The US government’s top aviation official updated politicians on work to address interference from C-Band 5G networks with aircraft altimeters, an issue the head of one airline industry group claimed had been disastrous for smaller companies.
Federal Aviation Administration (FAA) administrator Steve Dickson (pictured) told a Congressional subcommittee there are concerns about the potential impact of passengers using 5G-enabled devices during landings, noting any demand-fuelled hike in power levels at towers could increase interference with altimeters.
The civil servant praised the mobile industry’s readiness to share data, but noted “we have to prove to ourselves there is no hazard”.
Dickson’s conciliatory tone was not echoed by Faye Malarkey Black, president and CEO of the Regional Airline Association.
She told the subcommittee restrictions on low-visibility landings, which rely on altimeters, had proved “disastrous” for smaller airlines.
Dickson said data collected from the mobile industry will “inform recommendations for modifications” to current altimeters or specifications for new equipment.
Dennis Roberson, president and CEO of consultancy Roberson and Associates, offered independent technical expertise, explaining the potential for interference exists even though there is a gap between the C-Band and the frequencies used by aircraft altimeters.
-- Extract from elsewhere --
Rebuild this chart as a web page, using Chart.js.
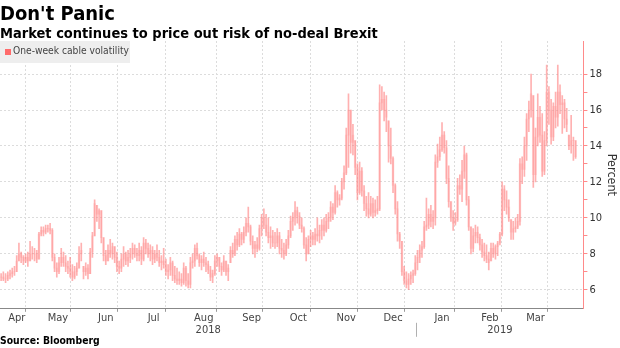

Older equipment is especially hard hit by this potential interference: “These receivers are sensitive to transmissions from far outside their assigned bands”, Roberson noted.
Wireless industry association CTIA president and CEO Meredith Atwell Baker told the subcommittee 5G and aviation can safely co-exist, and highlighted the next-generation technology’s potential to help close the nation’s digital divide.
Dickson argued the FAA and the Department of Defence need to be more involved in future spectrum auctions, noting his agency had attempted to halt the C-Band sale due to the interference issue.